At the American Educational Research Association’s annual meeting in Philadelphia this past weekend,  Mark Gleason made the following remark about the Philadelphia public schools:

“As you close the lowest performers, you’re slowly raising the bar. So that’s what portfolio is, as Paul [Socolar] described it–you keep dumping the losers and overtime you create a higher bar for what we expect from our schools.”

Now, Gleason has justifiably gotten a lot of flak for describing the poorer performing schools as “losers,” but it is something else that is bothering me.

Gleason was describing school evaluation in terms of stock portfolios. His use of the term “losers” was referring to those “stocks” that were not performing. He was using business/financial parameters to measure school success.

I am getting tired of it. Schools are about students not bulls and bears.

Somewhere along the line, it seems the model for education has been hijacked by the business/financial sector. In the past few years, I have heard students referred to as consumers, I have listened to speakers hold up CEO leadership qualities as  models we should emulate, I have read articles about the business of education and been given books that prepare me for successful management skills.  I bristle when I hear “entrepreneur” as the new academic buzzword.

I attended one workshop on “coaching” fellow teachers. The consultant hadn’t bothered to adapt her PowerPoint presentation so that most of her examples dealt with a “sales rep” that needed the proper advice or coaching. I went to another workshop where the presenter began by playing a video where a woman spoke about conflict resolution to about twelve middle-managers. To add to the insult, the presenter told us teachers that “We might not know it, but research has shown that taking notes during a presentation aids in memory retention.”

And then–in case we didn’t get the point– he gave us a worksheet of the video script with important words left blank. We were to fill them in.

Perhaps it is me.

I was raised to distrust big-business.  “Plastics,” after all, was the laugh-line when newly graduated Benjamin Braddock was adrift in 1968.  For the generations before me, the man in the grey-flannel suit was the emblem of mindless conformity; for my generation, big-business was connected with the lies behind Viet-Nam, turned on the fire-hoses against the vanguard of social change, and deliberately hid its own research about what it was spewing into the environment and into people’s bodies. In my circle, they were the bogey-men.

And they were very successful.  The  following decades saw “Greed is Good” become  big business’ mantra …and within twenty-years the country went reeling because of it.  And it is still digging out.  The rich got rich…the poor got further away.

I went into education to counterbalance the influence of big business.

And I know, I am being  illogical.

I know that there are plenty of good, wise and compassionate men in business. There are plenty of great ideas and practices that can be adopted and adapted. Dear friends, respected acquaintances, close family members are businessmen and businesswomen–and some are extraordinarily successful.  And I do go to them, at times, for advice on everything, even education.

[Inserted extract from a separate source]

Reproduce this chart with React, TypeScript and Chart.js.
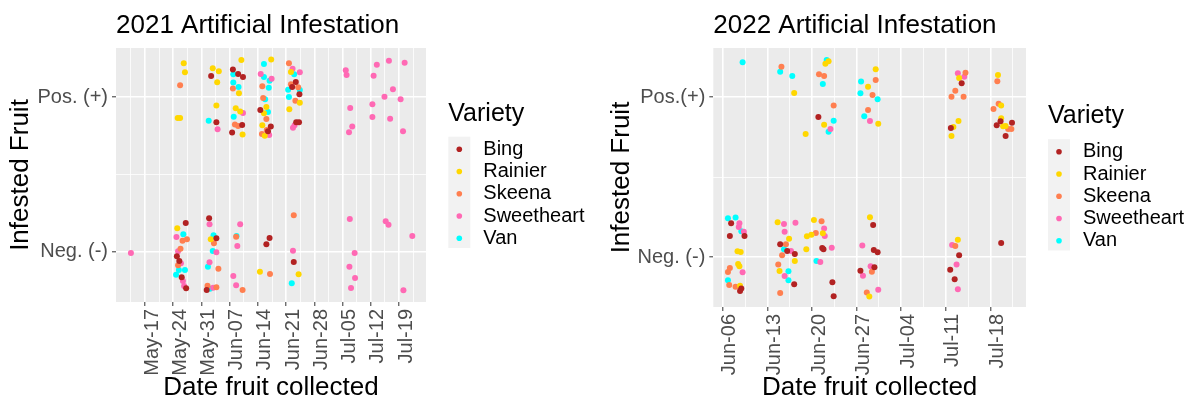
import React, { useEffect, useRef } from "react";
import { Chart, registerables } from "chart.js";

Chart.register(...registerables);

const FONT = '"Liberation Sans", Arial, Helvetica, sans-serif';

const VARIETIES = ["Bing", "Rainier", "Skeena", "Sweetheart", "Van"];
const COLORS = ["#B22222", "#FFD700", "#FF7F50", "#FF69B4", "#00FFFF"];

// x = day of year (jittered), y = 0 for Neg. (-), 1 for Pos. (+) (jittered)
const TICKS_2021 = [137, 144, 151, 158, 165, 172, 179, 186, 193, 200];
const TICK_LABELS_2021 = ["May-17", "May-24", "May-31", "Jun-07", "Jun-14", "Jun-21", "Jun-28", "Jul-05", "Jul-12", "Jul-19"];
const TICKS_2022 = [157, 164, 171, 178, 185, 192, 199];
const TICK_LABELS_2022 = ["Jun-06", "Jun-13", "Jun-20", "Jun-27", "Jul-04", "Jul-11", "Jul-18"];

const BING_2021: [number, number][] = [
  [153.4, 1.138], [161.3, 1.131], [158.8, 1.179], [160.1, 1.151], [154.7, 0.838], [161.1, 0.821], [158.6, 0.771],
  [165.6, 0.918], [168.2, 0.81], [167.5, 0.78], [174.4, 1.099], [173.5, 1.067], [175.3, 1.019], [174.5, 0.838],
  [175.2, 0.838], [147.1, 0.186], [144.9, -0.03], [145.5, -0.06], [146.1, -0.166], [147.2, -0.237], [152.9, 0.216],
  [154.7, 0.087], [152.3, -0.248], [167.9, 0.089], [167.1, 0.048], [173.9, -0.067],
];
const RAINIER_2021: [number, number][] = [
  [146.6, 1.22], [146.9, 1.162], [145.1, 0.866], [145.7, 0.866], [153.8, 1.188], [155.3, 1.168], [154.9, 1.097],
  [154.7, 0.946], [160.9, 1.242], [160.3, 1.026], [159.5, 0.929], [160.6, 0.907], [161.2, 0.758], [168.3, 1.244],
  [167.1, 0.937], [166.5, 0.896], [166.1, 0.819], [166.7, 0.751], [173.2, 1.164], [175.4, 0.965], [172.8, 0.922],
  [145.0, 0.152], [153.3, 0.08], [165.5, -0.13], [175.1, -0.146],
];
const SKEENA_2021: [number, number][] = [
  [145.7, 1.078], [158.8, 1.056], [159.3, 0.823], [160.1, 0.814], [166.1, 1.071], [166.3, 0.995], [167.1, 0.859],
  [167.2, 0.788], [166.0, 0.762], [172.7, 1.22], [173.2, 1.084], [175.0, 1.065], [174.3, 0.978], [146.3, 0.071],
  [147.4, 0.08], [145.8, 0.019], [145.2, -0.088], [154.1, 0.054], [155.2, -0.11], [152.5, -0.22], [154.7, -0.231],
  [159.6, 0.097], [161.2, -0.248], [168.0, -0.144], [173.9, 0.236],
];
const SWEETHEART_2021: [number, number][] = [
  [155.0, 0.793], [161.3, 0.898], [165.7, 1.151], [168.4, 1.12], [167.8, 0.756], [173.6, 1.185], [175.4, 1.162],
  [174.1, 0.819], [173.7, 0.803], [186.8, 1.175], [187.0, 1.144], [194.5, 1.211], [197.5, 1.237], [201.4, 1.224],
  [193.7, 1.14], [198.5, 1.052], [196.4, 1.004], [200.4, 0.987], [193.4, 0.955], [187.9, 0.931], [193.4, 0.872],
  [197.8, 0.861], [188.4, 0.81], [187.6, 0.773], [201.0, 0.78],
  [133.5, -0.008], [144.8, 0.095], [145.2, 0.003], [145.9, -0.075], [146.4, -0.19], [146.7, -0.222], [153.0, 0.177],
  [154.7, -0.004], [153.0, -0.069], [153.9, -0.233], [160.6, 0.177], [159.9, 0.037], [158.9, -0.157], [159.6, -0.218],
  [173.7, 0.006], [187.8, 0.212], [196.7, 0.197], [197.4, 0.175], [203.3, 0.102], [189.0, -0.008], [187.7, -0.097],
  [189.1, -0.17], [188.1, -0.235], [201.1, -0.25],
];
const VAN_2021: [number, number][] = [
  [152.8, 0.848], [158.9, 1.149], [158.9, 1.095], [160.2, 1.067], [159.0, 0.874], [166.5, 1.216], [166.5, 1.131],
  [167.9, 1.107], [167.7, 1.062], [166.8, 0.987], [167.5, 0.905], [174.0, 1.149], [172.5, 1.049], [175.4, 1.047],
  [172.7, 1.002], [146.5, 0.113], [145.4, -0.119], [146.9, -0.119], [144.7, -0.149], [154.0, 0.106], [153.8, 0.005],
  [152.6, -0.097], [153.1, -0.24], [159.7, 0.102], [173.4, -0.205],
];

const BING_2022: [number, number][] = [
  [172.0, 0.877], [194.5, 1.088], [192.8, 0.808], [200.6, 0.85], [200.0, 0.825], [202.4, 0.841], [201.4, 0.758],
  [158.3, 0.213], [158.1, 0.133], [160.4, 0.133], [159.9, -0.196], [159.7, -0.211], [166.0, 0.081], [167.1, 0.039],
  [168.3, 0.021], [168.2, -0.169], [172.6, 0.058], [172.8, 0.05], [174.2, -0.156], [174.4, -0.244], [178.6, -0.084],
  [180.6, 0.202], [180.7, 0.046], [181.3, 0.031], [180.8, -0.063], [194.1, 0.013], [192.7, -0.078], [193.4, -0.138],
  [200.7, 0.089],
];
const RAINIER_2022: [number, number][] = [
  [168.2, 1.027], [173.6, 1.225], [173.1, 1.21], [172.9, 0.829], [170.0, 0.771], [179.8, 1.066], [181.0, 1.175],
  [181.4, 0.835], [194.1, 1.121], [194.0, 0.852], [193.2, 0.814], [192.9, 0.758], [200.2, 1.139], [200.7, 0.948],
  [200.7, 0.869], [201.0, 0.819], [201.4, 0.821], [159.3, 0.038], [159.8, 0.033], [159.4, -0.042], [159.6, -0.056],
  [159.7, -0.178], [165.6, 0.219], [167.4, 0.116], [168.3, -0.023], [165.9, -0.086], [171.3, 0.233], [170.9, 0.141],
  [170.2, 0.131], [172.7, 0.15], [170.1, 0.05], [180.1, 0.25], [180.0, -0.246], [193.9, 0.11],
];
const SKEENA_2022: [number, number][] = [
  [166.2, 1.191], [172.1, 1.144], [172.9, 1.133], [174.4, 0.948], [179.8, 0.921], [181.0, 1.108], [180.5, 1.014],
  [195.1, 1.154], [193.5, 1.041], [192.9, 1.004], [194.8, 1.004], [200.1, 1.1], [200.3, 0.96], [199.5, 0.927],
  [201.8, 0.802], [202.3, 0.802], [158.1, -0.067], [157.8, -0.092], [158.0, -0.173], [159.0, -0.184], [166.9, 0.081],
  [166.3, 0.013], [165.7, -0.046], [166.0, -0.223], [172.5, 0.225], [171.6, 0.152], [179.6, -0.221], [180.4, -0.09],
  [193.5, 0.071],
];
const SWEETHEART_2022: [number, number][] = [
  [173.9, 0.802], [180.1, 0.852], [193.9, 1.15], [194.9, 1.129], [159.6, 0.213], [159.5, 0.189], [160.3, 0.16],
  [160.1, -0.094], [166.6, 0.208], [168.4, 0.216], [166.7, 0.16], [167.7, 0.039], [166.7, -0.117], [172.9, 0.179],
  [173.0, 0.133], [174.1, 0.06], [172.3, -0.029], [178.9, 0.073], [179.0, -0.115], [180.2, -0.056], [181.4, -0.203],
  [193.0, 0.077], [193.7, -0.046], [193.9, -0.2],
];
const VAN_2022: [number, number][] = [
  [160.1, 1.219], [166.0, 1.16], [167.9, 1.133], [173.3, 1.233], [172.7, 1.083], [174.4, 0.854], [173.6, 0.785],
  [178.7, 1.098], [178.6, 1.025], [179.2, 0.881], [181.3, 0.988], [157.8, 0.244], [159.0, 0.248], [159.9, 0.163],
  [157.8, -0.144], [166.6, 0.05], [167.3, -0.088], [167.3, -0.144], [171.7, -0.023],
];

type PanelProps = {
  left: number;
  width: number;
  title: string;
  posLabel: string;
  negLabel: string;
  series: [number, number][][];
  ticks: number[];
  tickLabels: string[];
  xMin: number;
  xMax: number;
  yMin: number;
  yMax: number;
  area: { left: number; right: number; top: number; bottom: number };
  yTitlePad: number;
  legendX: number;
  legendTitleY: number;
  legendFirstY: number;
};

function Panel(p: PanelProps) {
  const ref = useRef<HTMLCanvasElement | null>(null);
  useEffect(() => {
    const canvas = ref.current;
    if (!canvas) return;
    const H = 407;
    const majors = p.ticks;
    const minorCandidates = [majors[0] - 3.5, ...majors.map((t) => t + 3.5)];
    const minors = minorCandidates.filter((v) => v > p.xMin && v < p.xMax);
    const xTicks = [...majors, ...minors].sort((a, b) => a - b);
    const isMajorX = (v: number) => majors.some((m) => Math.abs(m - v) < 1e-6);
    const isMajorY = (v: number) => Math.abs(v - 0.5) > 1e-6;

    const bgPlugin = {
      id: "panelBg",
      beforeDraw(chart: any) {
        const { ctx, chartArea } = chart;
        ctx.save();
        ctx.fillStyle = "#EBEBEB";
        ctx.fillRect(chartArea.left, chartArea.top, chartArea.right - chartArea.left, chartArea.bottom - chartArea.top);
        ctx.restore();
      },
    };
    const textPlugin = {
      id: "panelText",
      afterDraw(chart: any) {
        const { ctx, chartArea } = chart;
        ctx.save();
        ctx.fillStyle = "#000";
        ctx.textBaseline = "middle";
        ctx.textAlign = "left";
        ctx.font = `26px ${FONT}`;
        ctx.fillText(p.title, chartArea.left, 26);
        // legend
        ctx.font = `25px ${FONT}`;
        ctx.fillText("Variety", p.legendX, p.legendTitleY);
        const step = 22.25;
        ctx.fillStyle = "#F2F2F2";
        ctx.fillRect(p.legendX, p.legendFirstY - 12.6, 22, step * VARIETIES.length);
        VARIETIES.forEach((name, i) => {
          const y = p.legendFirstY + i * step;
          ctx.fillStyle = COLORS[i];
          ctx.beginPath();
          ctx.arc(p.legendX + 11, y, 2.8, 0, Math.PI * 2);
          ctx.fill();
          ctx.fillStyle = "#000";
          ctx.font = `20px ${FONT}`;
          ctx.fillText(name, p.legendX + 35, y);
        });
        ctx.restore();
      },
    };

    const chart = new Chart(canvas, {
      type: "scatter",
      data: {
        datasets: p.series.map((pts, i) => ({
          label: VARIETIES[i],
          data: pts.map(([x, y]) => ({ x, y })),
          backgroundColor: COLORS[i],
          borderWidth: 0,
          pointRadius: 3,
          pointHoverRadius: 3,
        })),
      },
      options: {
        responsive: false,
        animation: false,
        events: [],
        layout: {
          padding: { top: p.area.top, left: 0, right: p.width - p.area.right, bottom: 0 },
        },
        plugins: { legend: { display: false }, tooltip: { enabled: false }, title: { display: false } },
        scales: {
          x: {
            type: "linear",
            min: p.xMin,
            max: p.xMax,
            bounds: "data",
            afterBuildTicks: (scale: any) => {
              scale.ticks = xTicks.map((v) => ({ value: v }));
            },
            afterFit: (scale: any) => {
              scale.height = H - p.area.bottom;
            },
            border: { display: false },
            grid: {
              color: "#FFFFFF",
              lineWidth: (c: any) => (c.tick && isMajorX(c.tick.value) ? 1.6 : 0.8),
              tickColor: (c: any) => (c.tick && isMajorX(c.tick.value) ? "#333333" : "rgba(0,0,0,0)"),
              tickLength: 4,
              tickWidth: 1,
            },
            ticks: {
              autoSkip: false,
              minRotation: 90,
              maxRotation: 90,
              padding: 3,
              labelOffset: 7,
              color: "#4D4D4D",
              font: { family: FONT, size: 20 },
              callback: (v: any) => {
                const i = majors.findIndex((m) => Math.abs(m - Number(v)) < 1e-6);
                return i >= 0 ? p.tickLabels[i] : "";
              },
            },
            title: {
              display: true,
              text: "Date fruit collected",
              color: "#000",
              font: { family: FONT, size: 26 },
              padding: { top: 0, bottom: 3.4 },
            },
          },
          y: {
            type: "linear",
            min: p.yMin,
            max: p.yMax,
            bounds: "data",
            afterBuildTicks: (scale: any) => {
              scale.ticks = [0, 0.5, 1].map((v) => ({ value: v }));
            },
            afterFit: (scale: any) => {
              scale.width = p.area.left;
            },
            border: { display: false },
            grid: {
              color: "#FFFFFF",
              lineWidth: (c: any) => (c.tick && isMajorY(c.tick.value) ? 1.6 : 0.8),
              tickColor: (c: any) => (c.tick && isMajorY(c.tick.value) ? "#333333" : "rgba(0,0,0,0)"),
              tickLength: 4,
              tickWidth: 1,
            },
            ticks: {
              padding: 4,
              color: "#4D4D4D",
              font: { family: FONT, size: 20 },
              callback: (v: any) => {
                const n = Number(v);
                if (Math.abs(n - 1) < 1e-6) return p.posLabel;
                if (Math.abs(n) < 1e-6) return p.negLabel;
                return "";
              },
            },
            title: {
              display: true,
              text: "Infested Fruit",
              color: "#000",
              font: { family: FONT, size: 26 },
              padding: { top: p.yTitlePad, bottom: 0 },
            },
          },
        },
      },
      plugins: [bgPlugin, textPlugin],
    } as any);
    return () => chart.destroy();
  }, []);
  return (
    <canvas
      ref={ref}
      width={p.width}
      height={407}
      style={{ position: "absolute", left: p.left, top: 0, width: p.width, height: 407 }}
    />
  );
}

export default function App() {
  return (
    <div style={{ position: "absolute", left: 0, top: 0, width: 1191, height: 407, background: "#fff", overflow: "hidden" }}>
      <Panel
        left={0}
        width={595}
        title="2021 Artificial Infestation"
        posLabel="Pos. (+)"
        negLabel="Neg. (-)"
        series={[BING_2021, RAINIER_2021, SKEENA_2021, SWEETHEART_2021, VAN_2021]}
        ticks={TICKS_2021}
        tickLabels={TICK_LABELS_2021}
        xMin={129.8}
        xMax={206.7}
        yMin={-0.326}
        yMax={1.319}
        area={{ left: 116, right: 426, top: 48, bottom: 302 }}
        yTitlePad={5.4}
        legendX={448.3}
        legendTitleY={114}
        legendFirstY={149.3}
      />
      <Panel
        left={595}
        width={596}
        title="2022 Artificial Infestation"
        posLabel="Pos.(+)"
        negLabel="Neg. (-)"
        series={[BING_2022, RAINIER_2022, SKEENA_2022, SWEETHEART_2022, VAN_2022]}
        ticks={TICKS_2022}
        tickLabels={TICK_LABELS_2022}
        xMin={155.5}
        xMax={204.6}
        yMin={-0.311}
        yMax={1.308}
        area={{ left: 118.3, right: 431, top: 48, bottom: 307 }}
        yTitlePad={11.4}
        legendX={453}
        legendTitleY={116.5}
        legendFirstY={151.8}
      />
    </div>
  );
}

But I don’t translate their world into mine.  Our worlds are too different.

Or so it seems to me.

I am feeling very much a dinosaur these days.  Not because I cannot keep up with the latest trends in education–the project-based learning, the collaboration, the student-centered focus. Those I can handle.

No, I feel so out of step, because I can’t kowtow to business metrics. I can’t measure my students’ progress–the quality of their learning — on a spreadsheet. I can’t draw up their successes and failures in a pie-chart based on 401K investments. I don’t hold up the world’s CEO’s as models.

Instead I hold up a liberal education for them to follow–believing that if they do, when THEY become the CEO’s of their world, the world should become a better place.